The International Monetary Fund (IMF) has raised its Philippine economic growth forecast to 6.5 percent for this year from its January estimate of 6.3 percent, as they see sustained momentum for the country in achieving pre-pandemic growth.
The IMF's April 2022 World Economic Outlook (WEO) is also projecting the country’s gross domestic product (GDP) to expand by 6.3 percent in 2023.
The IMF’s GDP estimate for 2022 is below the government’s seven percent to nine percent projection for this year but within the six percent to seven percent forecast range for 2023. However, the 6.5 percent growth forecast for the Philippines is the highest in the ASEAN-5 trade bloc for 2022.
IMF Resident Representative to the Philippines, Ragnar Gudmundsson, said economic recovery has began since the second half of 2021, pushing the GDP to grow by 5.6 percent last year.
“The recovery momentum is expected to strengthen in 2022 owing to weaker-than expected impact of the domestic Omicron wave,” said Gudmundsson in an email.
The IMF official said the revised 6.5 percent GDP forecast for 2022 which was higher than the January WEO projection of 6.3 percent is “notwithstanding some adverse spillovers from the virus resurgence in trading partners and the Ukraine-Russia crisis.”
“The output gap is expected to close in 2023 and the medium-term economic growth is forecast to return to the pre-pandemic rate of 6.5 percent by 2024,” he said.
The IMF’s latest WEO has a more dire forecasts for global growth compared to its January WEO due to Russia’s invasion of Ukraine last Feb. 24.
The IMF has cut its global growth projection this year and in 2023 to 3.6 percent, or 0.8 and 0.2 percentage points lower than in the January forecast, respectively.

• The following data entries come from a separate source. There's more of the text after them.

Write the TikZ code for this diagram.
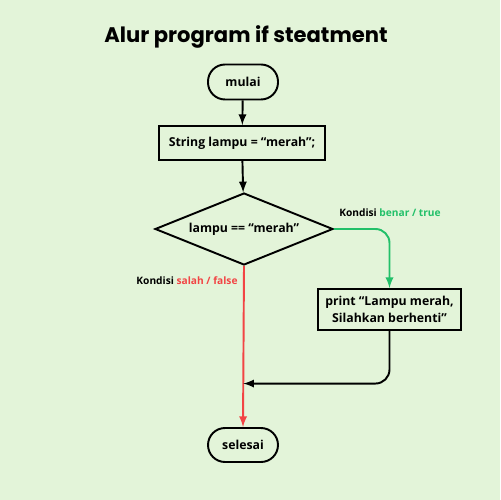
\documentclass[tikz,border=0pt]{standalone}
\usepackage{fontspec}
\setmainfont{Open Sans}
\newfontfamily\titlefont{Poppins}
\usetikzlibrary{shapes.geometric}
\definecolor{latar}{HTML}{E3F4D9}
\definecolor{hijau}{HTML}{22C069}
\definecolor{merah}{HTML}{F24444}

\tikzset{
    terminal/.style={draw, rectangle, rounded corners=0.34cm, line width=1.1pt, minimum width=1.4cm, minimum height=0.7cm, font=\bfseries\fontsize{7}{8}\selectfont},
    proses/.style={draw, rectangle, line width=1.1pt, align=center, font=\bfseries\fontsize{7}{9.5}\selectfont},
    keputusan/.style={draw, diamond, aspect=2.5, inner sep=1pt, line width=1.1pt, minimum width=3.56cm, minimum height=1.44cm, font=\bfseries\fontsize{7}{8}\selectfont},
    keterangan/.style={font=\bfseries\fontsize{5.8}{6}\selectfont},
    alur/.style={line width=1.1pt, -latex}
}

\begin{document}
\begin{tikzpicture}[x=0.02cm, y=-0.02cm]
    \fill[latar] (0,0) rectangle (500,500);
    \useasboundingbox (0,0) rectangle (500,500);
    \node[font=\titlefont\bfseries\fontsize{12}{14}\selectfont] (judul) at (246,37) {Alur program if steatment};
    \node[terminal] (mulai) at (243,82) {mulai};
    \node[proses, minimum width=3.32cm, minimum height=0.68cm] (string) at (242,143) {String lampu = “merah”;};
    \node[keputusan] (kondisi) at (244,229) {lampu == “merah”};
    \node[proses, minimum width=2.86cm, minimum height=0.82cm] (print) at (389.5,309.5) {print “Lampu merah,\\ Silahkan berhenti”};
    \node[terminal, minimum height=0.68cm] (selesai) at (243,445) {selesai};
    \node[keterangan] (benar) at (390,213) {Kondisi \textcolor{hijau}{benar / true}};
    \node[keterangan] (salah) at (187,281) {Kondisi \textcolor{merah}{salah / false}};
    % garis alur
    \draw[alur] (mulai) -- (string);
    \draw[alur] (string) -- (kondisi);
    \draw[alur, hijau, rounded corners=8] (kondisi.east) -| (print.north);
    \draw[alur, merah] (kondisi.south) -- coordinate[pos=0.73] (gabung) (selesai.north);
    \draw[alur, rounded corners=8] (print.south) |- (gabung);
\end{tikzpicture}
\end{document}
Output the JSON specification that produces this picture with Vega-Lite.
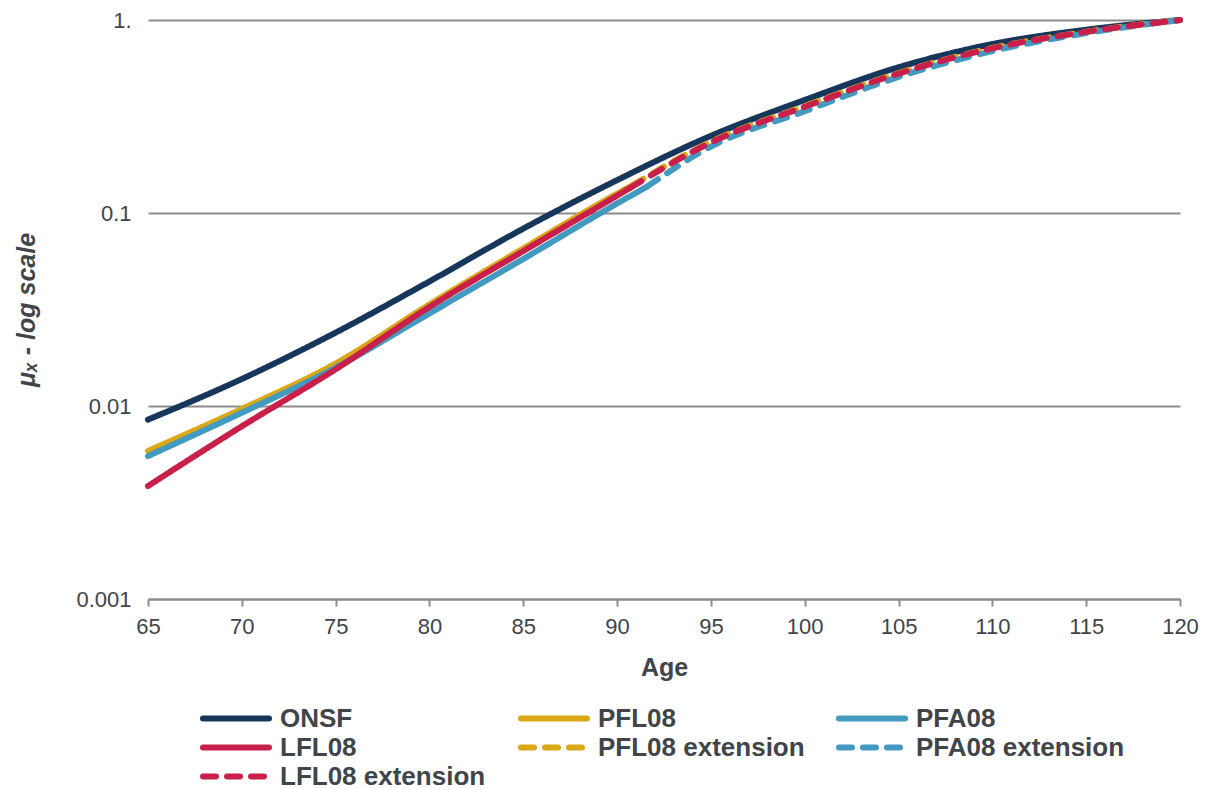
{
  "$schema": "https://vega.github.io/schema/vega-lite/v6.json",
  "width": 1032,
  "height": 579,
  "autosize": {"type": "none"},
  "padding": {"left": 148, "top": 20, "right": 37, "bottom": 190},
  "background": "white",
  "config": {
    "view": {"stroke": null},
    "font": "Liberation Sans"
  },
  "data": {
    "values": [
      {"age": 65, "mu": 0.0085, "series": "ONSF"},
      {"age": 70, "mu": 0.0138, "series": "ONSF"},
      {"age": 75, "mu": 0.0240, "series": "ONSF"},
      {"age": 80, "mu": 0.0442, "series": "ONSF"},
      {"age": 85, "mu": 0.083, "series": "ONSF"},
      {"age": 90, "mu": 0.148, "series": "ONSF"},
      {"age": 95, "mu": 0.251, "series": "ONSF"},
      {"age": 100, "mu": 0.385, "series": "ONSF"},
      {"age": 105, "mu": 0.569, "series": "ONSF"},
      {"age": 110, "mu": 0.75, "series": "ONSF"},
      {"age": 115, "mu": 0.89, "series": "ONSF"},
      {"age": 120, "mu": 1.0, "series": "ONSF"},
      {"age": 65, "mu": 0.00585, "series": "PFL08"},
      {"age": 70, "mu": 0.00966, "series": "PFL08"},
      {"age": 75, "mu": 0.0166, "series": "PFL08"},
      {"age": 80, "mu": 0.0336, "series": "PFL08"},
      {"age": 85, "mu": 0.0655, "series": "PFL08"},
      {"age": 90, "mu": 0.126, "series": "PFL08"},
      {"age": 90.8, "mu": 0.139, "series": "PFL08"},
      {"age": 65, "mu": 0.0055, "series": "PFA08"},
      {"age": 70, "mu": 0.00923, "series": "PFA08"},
      {"age": 75, "mu": 0.0158, "series": "PFA08"},
      {"age": 80, "mu": 0.0302, "series": "PFA08"},
      {"age": 85, "mu": 0.0578, "series": "PFA08"},
      {"age": 90, "mu": 0.112, "series": "PFA08"},
      {"age": 91.6, "mu": 0.137, "series": "PFA08"},
      {"age": 65, "mu": 0.00385, "series": "LFL08"},
      {"age": 70, "mu": 0.00785, "series": "LFL08"},
      {"age": 75, "mu": 0.0155, "series": "LFL08"},
      {"age": 80, "mu": 0.0326, "series": "LFL08"},
      {"age": 85, "mu": 0.0635, "series": "LFL08"},
      {"age": 90, "mu": 0.123, "series": "LFL08"},
      {"age": 90.7, "mu": 0.135, "series": "LFL08"},
      {"age": 90.8, "mu": 0.139, "series": "PFL08 extension"},
      {"age": 95, "mu": 0.234, "series": "PFL08 extension"},
      {"age": 100, "mu": 0.358, "series": "PFL08 extension"},
      {"age": 105, "mu": 0.531, "series": "PFL08 extension"},
      {"age": 110, "mu": 0.716, "series": "PFL08 extension"},
      {"age": 115, "mu": 0.87, "series": "PFL08 extension"},
      {"age": 120, "mu": 1.0, "series": "PFL08 extension"},
      {"age": 91.6, "mu": 0.137, "series": "PFA08 extension"},
      {"age": 95, "mu": 0.221, "series": "PFA08 extension"},
      {"age": 100, "mu": 0.337, "series": "PFA08 extension"},
      {"age": 105, "mu": 0.507, "series": "PFA08 extension"},
      {"age": 110, "mu": 0.69, "series": "PFA08 extension"},
      {"age": 115, "mu": 0.855, "series": "PFA08 extension"},
      {"age": 120, "mu": 1.0, "series": "PFA08 extension"},
      {"age": 90.7, "mu": 0.135, "series": "LFL08 extension"},
      {"age": 95, "mu": 0.232, "series": "LFL08 extension"},
      {"age": 100, "mu": 0.355, "series": "LFL08 extension"},
      {"age": 105, "mu": 0.528, "series": "LFL08 extension"},
      {"age": 110, "mu": 0.713, "series": "LFL08 extension"},
      {"age": 115, "mu": 0.868, "series": "LFL08 extension"},
      {"age": 120, "mu": 1.0, "series": "LFL08 extension"}
    ]
  },
  "mark": {"type": "line", "strokeWidth": 6, "strokeCap": "round", "interpolate": "monotone"},
  "encoding": {
    "x": {
      "field": "age", "type": "quantitative",
      "scale": {"domain": [65, 120], "nice": false, "zero": false},
      "axis": {
        "title": "Age", "values": [65,70,75,80,85,90,95,100,105,110,115,120],
        "grid": false, "domainColor": "#8c8c8c", "domainWidth": 2,
        "tickColor": "#8c8c8c", "tickWidth": 2, "tickSize": 7, "labelFlush": false,
        "labelFontSize": 22, "labelColor": "#404549", "labelPadding": 10, "labelFont": "Liberation Sans",
        "titleFontSize": 25, "titleFontWeight": "bold", "titleColor": "#404549", "titlePadding": 18, "titleFont": "Liberation Sans"
      }
    },
    "y": {
      "field": "mu", "type": "quantitative",
      "scale": {"type": "log", "domain": [0.001, 1], "nice": false},
      "axis": {
        "title": "μₓ - log scale", "values": [0.001, 0.01, 0.1, 1],
        "labelExpr": "datum.value == 1 ? '1.' : datum.value == 0.1 ? '0.1' : datum.value == 0.01 ? '0.01' : '0.001'",
        "grid": true, "gridColor": "#8c8c8c", "gridWidth": 2,
        "domain": false, "ticks": false,
        "labelFontSize": 22, "labelColor": "#404549", "labelPadding": 17, "labelFont": "Liberation Sans",
        "titleFontSize": 25, "titleFontWeight": "bold", "titleFontStyle": "italic", "titleColor": "#404549", "titlePadding": 36, "titleFont": "Liberation Sans"
      }
    },
    "color": {
      "field": "series", "type": "nominal",
      "scale": {
        "domain": ["ONSF", "PFL08", "PFA08", "LFL08", "PFL08 extension", "PFA08 extension", "LFL08 extension"],
        "range": ["#16365c", "#daa817", "#439ac0", "#c8204a", "#daa817", "#439ac0", "#c8204a"]
      },
      "legend": {
        "title": null, "orient": "none", "direction": "horizontal", "legendX": 52, "legendY": 684,
        "columns": 3, "gridAlign": "all", "symbolType": "stroke", "symbolSize": 4356, "symbolStrokeWidth": 6,
        "clipHeight": 29, "labelFontSize": 26, "labelFontWeight": "bold", "labelColor": "#404549",
        "labelFont": "Liberation Sans", "labelOffset": 8, "columnPadding": 29, "rowPadding": 0, "labelLimit": 400,
        "encode": {"symbols": {"update": {"strokeCap": {"value": "round"}}}}
      }
    },
    "strokeDash": {
      "field": "series", "type": "nominal",
      "scale": {
        "domain": ["ONSF", "PFL08", "PFA08", "LFL08", "PFL08 extension", "PFA08 extension", "LFL08 extension"],
        "range": [[1, 0], [1, 0], [1, 0], [1, 0], [13, 11], [13, 11], [13, 11]]
      },
      "legend": null
    }
  }
}
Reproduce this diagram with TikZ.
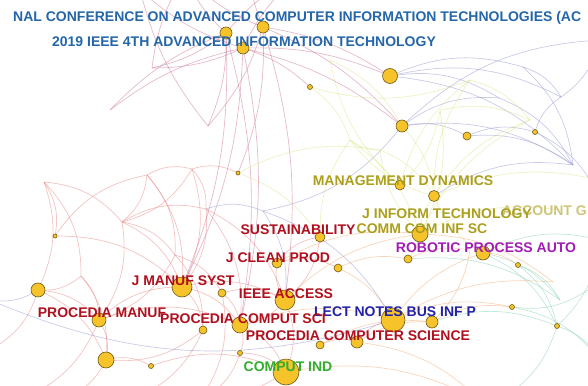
\documentclass[tikz,border=0pt]{standalone}
\usepackage{fontspec}
\setmainfont{Liberation Sans}
\definecolor{nodefill}{HTML}{F6C42A}
\definecolor{nodeedge}{HTML}{6E5C12}
\definecolor{confblue}{HTML}{2466A8}
\definecolor{olivetag}{HTML}{AC9F1E}
\definecolor{redtag}{HTML}{B0101E}
\definecolor{magtag}{HTML}{A21DB4}
\definecolor{navytag}{HTML}{2222A6}
\definecolor{greentag}{HTML}{33AE2E}
\definecolor{redlink}{HTML}{E47A78}
\definecolor{mauvelink}{HTML}{C4648E}
\definecolor{bluelink}{HTML}{8A8ACF}
\definecolor{limelink}{HTML}{D8E27A}
\definecolor{teallink}{HTML}{7CC9B0}
\definecolor{orangelink}{HTML}{F0A468}

\tikzset{
  journal/.style={circle, draw=nodeedge, fill=nodefill, line width=0.6pt,
                  inner sep=0pt, minimum size=#1},
  tag/.style={font=\fontsize{14}{14}\selectfont\bfseries, inner sep=0pt},
  link/.style={draw=#1, line width=0.7pt, opacity=0.45},
}

% name / centre / circle size
\def\journals{acit1/{226,33}/12, acit2/{263,27}/12, aitc/{243,48}/12,
  n1/{390,76}/15, n2/{402,126}/12, n3/{310,87}/5, n4/{467,136}/8,
  n5/{535,132}/5, n6/{238,173}/4, n7/{55,236}/4, mgmt/{400,185}/10,
  mandyn/{434,196}/11, commcom/{420,234}/16, sust/{320,237}/10,
  robot1/{408,259}/8, robot/{483,253}/14, n8/{518,265}/5, n9/{338,268}/8,
  jclean/{277,263}/10, n10/{38,290}/14, jmanuf/{182,287}/20, n11/{222,293}/8,
  ieee/{285,300}/20, lnbip/{393,320}/24, n12/{432,322}/12, n13/{512,307}/5,
  procmanuf/{99,320}/14, n14/{203,330}/8, procsci/{240,325}/16,
  proccs/{357,342}/12, n15/{320,345}/8, n16/{240,353}/5, n17/{106,360}/16,
  n18/{151,366}/5, computind/{286,372}/26, n19/{557,326}/5}

\begin{document}
\begin{tikzpicture}[x=1pt, y=-1pt]
  \useasboundingbox (0,0) rectangle (588,385);
  \clip (0,0) rectangle (588,385);

  \foreach \n/\p/\s in \journals
    \coordinate (\n) at (\p);
  % free ends of the links
  \foreach \n/\p in {q1/{185,-25}, q2/{300,-25}, q3/{250,-40}, q4/{140,-10},
                     pa/{152,68}, p1/{208,126}, p2/{110,110},
                     r1/{147,175}, r2/{192,169}, r3/{44,182}, r4/{122,222},
                     r5/{206,209}, r6/{175,255}, r7/{81,276}, rb1/{20,400},
                     rb2/{-10,350}, rb3/{130,400}, rb4/{60,400}, rb5/{200,400},
                     b1/{263,211}, b2/{523,67}, b3/{561,97}, b4/{499,98},
                     b5/{573,165}, b6/{600,40}, b7/{600,200}, bl1/{-10,300},
                     g1/{470,80}, g2/{530,120}, g3/{380,150}, g4/{350,140},
                     g5/{600,180}, g6/{560,210}, g7/{330,60}, g8/{440,110},
                     t1/{600,240}, t2/{560,300}, t3/{600,360}, t4/{500,400},
                     t5/{588,290}, o1/{553,282}, o2/{480,400}, o3/{470,250}}
    \coordinate (\n) at (\p);

  % links, one colour per cluster
  \foreach \a/\b in {acit1/q1, acit1/q2, acit2/q1, acit2/q3, aitc/q2, aitc/q4,
                     acit1/p1, acit2/p1, aitc/pa, acit1/pa, acit2/n1, aitc/n1,
                     acit2/n2, aitc/n2, aitc/jmanuf, acit1/jmanuf, acit2/ieee,
                     aitc/procsci, acit1/procsci, acit2/n6, p1/q4, pa/q1,
                     p2/acit1, p2/aitc, aitc/n3}
    \draw[link=mauvelink] (\a) to[bend left=12] (\b);

  \foreach \a/\b in {r1/r4, r1/r2, r1/r6, r1/jmanuf, r2/r5, r2/r4, r2/jmanuf,
                     r3/r7, r3/n7, r3/r4, r4/r6, r4/jmanuf, r4/procmanuf, r4/r5,
                     r5/ieee, r5/jmanuf, r5/procsci, r6/procmanuf, r6/n11,
                     r7/procmanuf, r7/n10, n10/procmanuf, n10/n17,
                     procmanuf/jmanuf, procmanuf/n17, procmanuf/procsci,
                     jmanuf/ieee, jmanuf/procsci, jmanuf/n14, n11/ieee,
                     ieee/procsci, ieee/computind, procsci/computind, n14/n17,
                     n17/n18, n18/computind, n16/computind, n15/proccs,
                     proccs/lnbip, ieee/jclean, jclean/sust, sust/ieee,
                     jclean/n9, computind/rb3, n17/rb4, n10/rb2, procmanuf/rb1,
                     n14/rb3, procsci/n16, n7/r1, n7/jmanuf, n16/rb5,
                     n11/rb5, r3/n10, r2/n6, r6/n14, r7/n17, n11/procsci}
    \draw[link=redlink] (\a) to[bend left=22] (\b);

  \foreach \a/\b in {n9/robot1, ieee/commcom, lnbip/robot, jclean/commcom,
                     n12/n13, lnbip/n13, robot/n8, commcom/o1, lnbip/o1,
                     proccs/n12, n9/lnbip, computind/o2, proccs/o2, o3/n12,
                     robot1/o3, procsci/lnbip, n15/n12}
    \draw[link=orangelink] (\a) to[bend left=18] (\b);

  \foreach \a/\b in {n1/b2, n1/b3, n1/b4, n2/b4, n2/b5, n2/n4, n4/n5, n4/b5,
                     n5/b3, b4/b5, b2/b5, n2/b6, n2/b1, b1/lnbip, b1/ieee,
                     mandyn/b5, b6/b3, n5/b7, n10/bl1, lnbip/bl1, r5/b1,
                     n1/b5, b2/b3}
    \draw[link=bluelink] (\a) to[bend left=20] (\b);

  \foreach \a/\b in {commcom/mandyn, mandyn/g1, mandyn/g2, commcom/g3,
                     mandyn/g4, g1/g2, g3/g4, n2/mandyn, commcom/robot1,
                     mandyn/g5, commcom/g6, g1/n3, robot/mandyn, commcom/g2,
                     sust/g4, n3/g4, n6/g3, n6/sust, mgmt/g7, mgmt/g1, g7/n2,
                     g8/mgmt, g8/commcom, g8/g2, g3/mandyn, g4/commcom}
    \draw[link=limelink] (\a) to[bend left=18] (\b);

  \foreach \a/\b in {robot/t1, robot/t2, n8/t2, n19/t3, n13/t3, n19/t4,
                     robot/n19, n8/n19, robot1/t2, n12/n19, t1/n19, t5/n13}
    \draw[link=teallink] (\a) to[bend left=20] (\b);

  % journals
  \foreach \n/\p/\s in \journals
    \node[journal=\s pt] at (\n) {};

  % labels
  \node[tag, text=confblue, anchor=west] (acitlab) at (13,18)
    {NAL CONFERENCE ON ADVANCED COMPUTER INFORMATION TECHNOLOGIES (AC};
  \node[tag, text=confblue] (aitclab) at (244,42)
    {2019 IEEE 4TH ADVANCED INFORMATION TECHNOLOGY};
  \node[tag, text=olivetag] (mgmtlab) at (403,181) {MANAGEMENT DYNAMICS};
  \node[tag, text=olivetag!60, anchor=east] (acctlab) at (587,211) {ACCOUNT G};
  \node[tag, text=olivetag] (jinflab) at (447,214) {J INFORM TECHNOLOGY};
  \node[tag, text=olivetag] (commlab) at (422,229) {COMM COM INF SC};
  \node[tag, text=redtag] (sustlab) at (298,230) {SUSTAINABILITY};
  \node[tag, text=magtag] (robotlab) at (486,248) {ROBOTIC PROCESS AUTO};
  \node[tag, text=redtag] (jcleanlab) at (278,258) {J CLEAN PROD};
  \node[tag, text=redtag] (jmanuflab) at (183,281) {J MANUF SYST};
  \node[tag, text=redtag] (ieeelab) at (286,294) {IEEE ACCESS};
  \node[tag, text=navytag] (lnbiplab) at (395,312) {LECT NOTES BUS INF P};
  \node[tag, text=redtag] (pmanuflab) at (102,313) {PROCEDIA MANUF};
  \node[tag, text=redtag] (pscilab) at (243,319) {PROCEDIA COMPUT SCI};
  \node[tag, text=redtag] (pcslab) at (358,336) {PROCEDIA COMPUTER SCIENCE};
  \node[tag, text=greentag] (cindlab) at (288,367) {COMPUT IND};
\end{tikzpicture}
\end{document}
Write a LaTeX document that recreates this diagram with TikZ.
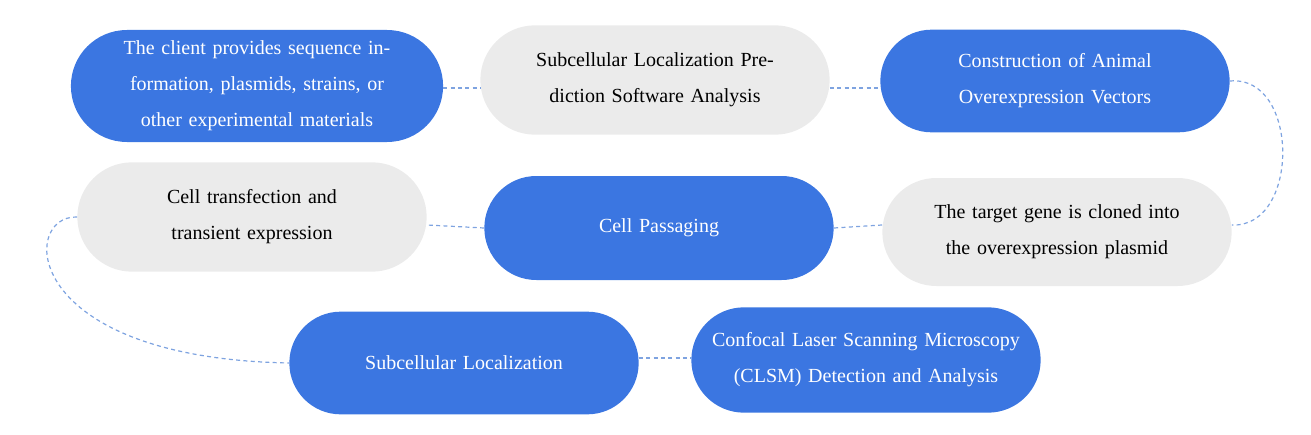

The downgrade largely reflects the war’s direct impacts on Russia and Ukraine and global spillovers, it said. The estimated global growth for 2021 is 6.1 percent.
The IMF said the Russia-Ukraine war, which has triggered a costly humanitarian crisis, happened when the global economy was still mending. The global economy “had not yet fully recovered from the COVID-19 pandemic (and) with a significant divergence between the economic recoveries of advanced economies and emerging market and developing ones” this has set back the momentum of a full global growth.
The IMF noted that the economic costs of the war will spread across the world in terms of commodity markets, trade, and financial interlinkages. “Fuel and food price rises are already having a global impact, with vulnerable populations—particularly in low-income countries—most affected,” it said.
“In addition to the war, frequent and wider-ranging lockdowns in China—including in key manufacturing hubs—have also slowed activity there and could cause new bottlenecks in global supply chains,” the IMF also noted. “Higher, broader, and more persistent price pressures also led to a tightening of monetary policy in many countries. Overall risks to economic prospects have risen sharply and policy trade-offs have become ever more challenging,” it added.
The IMF forecasts emerging and developing Asia which also includes China and India to grow by 5.4 percent in 2022 and 5.6 percent in 2023, versus the projection for 2021 of 7.3 percent.
The ASEAN-5 economy, which includes the Philippines, are expected to grow by 5.3 percent in 2022 and 5.9 percent in 2023 from its 2021 estimate of 3.4 percent.
The Philippines’ 6.5 percent GDP growth forecast for this year is the highest in ASEAN, followed by Vietnam with six percent, and Malaysia with 5.6 percent. However for 2023, Vietnam’s economy is expected to expand faster at 7.2 percent compared to the Philippines’ 6.3 percent which was the second highest GDP forecast next year in the regional trade bloc.
The Philippine government is transitioning to a new administration after the May 9 national elections next month, when a new chief executive in Malacanang will take over from the Duterte government.
Gudmundsson said the next Philippine president should have “steadfast implementation of structural reforms (that) would not only aid the post-COVID-19 recovery but also help to reduce inequality and strengthen resilience to natural disasters.”
He emphasized continuity and that the next president should continue efforts started by past administrations in streamlining the ease of doing business and to “reduce infrastructure gaps (to) help rekindle investment and new businesses, thereby helping offset long-term scarring effects on employment.”
“These efforts should be combined by targeted training and education efforts, which would facilitate labor movement across sectors. Increased spending on social protection, particularly health and education, further strengthening public service delivery, and meeting commitments on climate change would foster more inclusive and greener growth,” said Gudmundsson.
The IMF and the World Bank Group are currently holding its annual spring meetings in Washington DC which started April 18 until April 24.